Problem to solve
Print the listing in its entirety and exactly, leaving out images.

Recorded information
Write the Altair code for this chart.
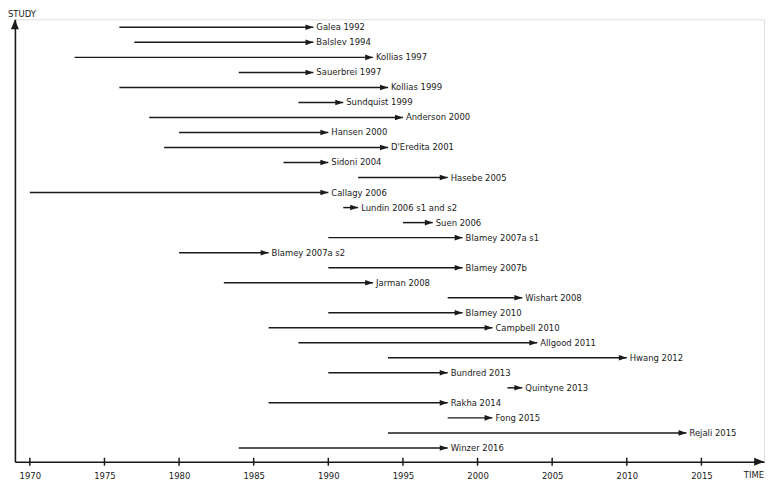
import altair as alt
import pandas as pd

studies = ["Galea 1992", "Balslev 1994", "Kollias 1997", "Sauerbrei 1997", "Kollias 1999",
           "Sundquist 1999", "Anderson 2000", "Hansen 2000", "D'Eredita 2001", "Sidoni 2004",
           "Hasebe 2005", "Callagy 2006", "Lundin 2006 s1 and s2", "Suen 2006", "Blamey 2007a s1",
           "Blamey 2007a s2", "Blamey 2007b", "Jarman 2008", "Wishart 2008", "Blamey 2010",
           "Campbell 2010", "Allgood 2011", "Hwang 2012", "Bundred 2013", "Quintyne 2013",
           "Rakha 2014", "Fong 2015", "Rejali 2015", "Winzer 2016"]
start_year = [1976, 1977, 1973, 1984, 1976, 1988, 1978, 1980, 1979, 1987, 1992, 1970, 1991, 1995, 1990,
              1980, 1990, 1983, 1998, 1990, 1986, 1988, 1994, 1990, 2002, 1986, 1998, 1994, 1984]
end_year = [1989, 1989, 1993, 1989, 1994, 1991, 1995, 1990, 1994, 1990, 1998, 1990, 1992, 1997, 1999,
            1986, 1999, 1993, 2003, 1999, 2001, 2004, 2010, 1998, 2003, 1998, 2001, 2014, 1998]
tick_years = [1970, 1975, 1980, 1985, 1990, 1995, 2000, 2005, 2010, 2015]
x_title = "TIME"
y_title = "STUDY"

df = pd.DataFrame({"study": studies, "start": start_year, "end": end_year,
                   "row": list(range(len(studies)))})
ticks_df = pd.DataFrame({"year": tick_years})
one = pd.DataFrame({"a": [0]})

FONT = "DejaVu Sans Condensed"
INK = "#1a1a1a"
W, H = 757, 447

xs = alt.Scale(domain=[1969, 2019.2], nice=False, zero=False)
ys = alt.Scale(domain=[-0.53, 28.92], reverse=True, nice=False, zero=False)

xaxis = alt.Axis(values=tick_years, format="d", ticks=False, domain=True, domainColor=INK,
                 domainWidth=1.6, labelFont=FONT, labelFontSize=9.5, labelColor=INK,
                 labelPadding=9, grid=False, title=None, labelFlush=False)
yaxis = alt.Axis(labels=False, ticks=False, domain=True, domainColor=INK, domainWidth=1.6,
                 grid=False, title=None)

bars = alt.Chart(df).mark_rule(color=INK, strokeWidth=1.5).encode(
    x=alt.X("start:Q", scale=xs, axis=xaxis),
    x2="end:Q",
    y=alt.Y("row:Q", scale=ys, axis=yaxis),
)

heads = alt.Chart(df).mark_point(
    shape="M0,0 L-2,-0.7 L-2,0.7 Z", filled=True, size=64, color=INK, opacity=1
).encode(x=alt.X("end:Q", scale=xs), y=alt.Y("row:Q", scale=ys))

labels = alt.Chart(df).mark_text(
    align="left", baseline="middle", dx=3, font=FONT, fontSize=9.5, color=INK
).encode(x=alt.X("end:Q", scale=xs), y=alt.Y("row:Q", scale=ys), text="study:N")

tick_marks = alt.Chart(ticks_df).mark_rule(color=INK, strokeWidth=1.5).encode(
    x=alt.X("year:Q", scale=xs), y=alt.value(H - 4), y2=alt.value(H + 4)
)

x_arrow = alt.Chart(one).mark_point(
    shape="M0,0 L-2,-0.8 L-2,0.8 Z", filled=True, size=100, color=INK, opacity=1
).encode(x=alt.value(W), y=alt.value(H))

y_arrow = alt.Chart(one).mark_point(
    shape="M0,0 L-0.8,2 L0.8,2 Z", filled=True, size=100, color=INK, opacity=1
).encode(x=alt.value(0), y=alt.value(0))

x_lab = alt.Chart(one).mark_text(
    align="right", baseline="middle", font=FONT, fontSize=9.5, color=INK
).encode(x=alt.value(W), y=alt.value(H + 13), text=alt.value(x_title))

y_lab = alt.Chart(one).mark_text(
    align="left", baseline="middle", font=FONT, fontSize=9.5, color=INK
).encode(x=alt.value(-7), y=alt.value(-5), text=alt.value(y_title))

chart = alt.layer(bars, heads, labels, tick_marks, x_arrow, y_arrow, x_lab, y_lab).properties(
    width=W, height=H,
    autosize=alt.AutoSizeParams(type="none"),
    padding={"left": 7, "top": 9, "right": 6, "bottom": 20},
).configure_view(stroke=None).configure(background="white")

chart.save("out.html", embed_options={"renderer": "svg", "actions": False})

Completed task
Write the Altair code for this chart.
import altair as alt
import pandas as pd

studies = ["Galea 1992", "Balslev 1994", "Kollias 1997", "Sauerbrei 1997", "Kollias 1999",
           "Sundquist 1999", "Anderson 2000", "Hansen 2000", "D'Eredita 2001", "Sidoni 2004",
           "Hasebe 2005", "Callagy 2006", "Lundin 2006 s1 and s2", "Suen 2006", "Blamey 2007a s1",
           "Blamey 2007a s2", "Blamey 2007b", "Jarman 2008", "Wishart 2008", "Blamey 2010",
           "Campbell 2010", "Allgood 2011", "Hwang 2012", "Bundred 2013", "Quintyne 2013",
           "Rakha 2014", "Fong 2015", "Rejali 2015", "Winzer 2016"]
start_year = [1976, 1977, 1973, 1984, 1976, 1988, 1978, 1980, 1979, 1987, 1992, 1970, 1991, 1995, 1990,
              1980, 1990, 1983, 1998, 1990, 1986, 1988, 1994, 1990, 2002, 1986, 1998, 1994, 1984]
end_year = [1989, 1989, 1993, 1989, 1994, 1991, 1995, 1990, 1994, 1990, 1998, 1990, 1992, 1997, 1999,
            1986, 1999, 1993, 2003, 1999, 2001, 2004, 2010, 1998, 2003, 1998, 2001, 2014, 1998]
tick_years = [1970, 1975, 1980, 1985, 1990, 1995, 2000, 2005, 2010, 2015]
x_title = "TIME"
y_title = "STUDY"

df = pd.DataFrame({"study": studies, "start": start_year, "end": end_year,
                   "row": list(range(len(studies)))})
ticks_df = pd.DataFrame({"year": tick_years})
one = pd.DataFrame({"a": [0]})

FONT = "DejaVu Sans Condensed"
INK = "#1a1a1a"
W, H = 757, 447

xs = alt.Scale(domain=[1969, 2019.2], nice=False, zero=False)
ys = alt.Scale(domain=[-0.53, 28.92], reverse=True, nice=False, zero=False)

xaxis = alt.Axis(values=tick_years, format="d", ticks=False, domain=True, domainColor=INK,
                 domainWidth=1.6, labelFont=FONT, labelFontSize=9.5, labelColor=INK,
                 labelPadding=9, grid=False, title=None, labelFlush=False)
yaxis = alt.Axis(labels=False, ticks=False, domain=True, domainColor=INK, domainWidth=1.6,
                 grid=False, title=None)

bars = alt.Chart(df).mark_rule(color=INK, strokeWidth=1.5).encode(
    x=alt.X("start:Q", scale=xs, axis=xaxis),
    x2="end:Q",
    y=alt.Y("row:Q", scale=ys, axis=yaxis),
)

heads = alt.Chart(df).mark_point(
    shape="M0,0 L-2,-0.7 L-2,0.7 Z", filled=True, size=64, color=INK, opacity=1
).encode(x=alt.X("end:Q", scale=xs), y=alt.Y("row:Q", scale=ys))

labels = alt.Chart(df).mark_text(
    align="left", baseline="middle", dx=3, font=FONT, fontSize=9.5, color=INK
).encode(x=alt.X("end:Q", scale=xs), y=alt.Y("row:Q", scale=ys), text="study:N")

tick_marks = alt.Chart(ticks_df).mark_rule(color=INK, strokeWidth=1.5).encode(
    x=alt.X("year:Q", scale=xs), y=alt.value(H - 4), y2=alt.value(H + 4)
)

x_arrow = alt.Chart(one).mark_point(
    shape="M0,0 L-2,-0.8 L-2,0.8 Z", filled=True, size=100, color=INK, opacity=1
).encode(x=alt.value(W), y=alt.value(H))

y_arrow = alt.Chart(one).mark_point(
    shape="M0,0 L-0.8,2 L0.8,2 Z", filled=True, size=100, color=INK, opacity=1
).encode(x=alt.value(0), y=alt.value(0))

x_lab = alt.Chart(one).mark_text(
    align="right", baseline="middle", font=FONT, fontSize=9.5, color=INK
).encode(x=alt.value(W), y=alt.value(H + 13), text=alt.value(x_title))

y_lab = alt.Chart(one).mark_text(
    align="left", baseline="middle", font=FONT, fontSize=9.5, color=INK
).encode(x=alt.value(-7), y=alt.value(-5), text=alt.value(y_title))

chart = alt.layer(bars, heads, labels, tick_marks, x_arrow, y_arrow, x_lab, y_lab).properties(
    width=W, height=H,
    autosize=alt.AutoSizeParams(type="none"),
    padding={"left": 7, "top": 9, "right": 6, "bottom": 20},
).configure_view(stroke=None).configure(background="white")

chart.save("out.html", embed_options={"renderer": "svg", "actions": False})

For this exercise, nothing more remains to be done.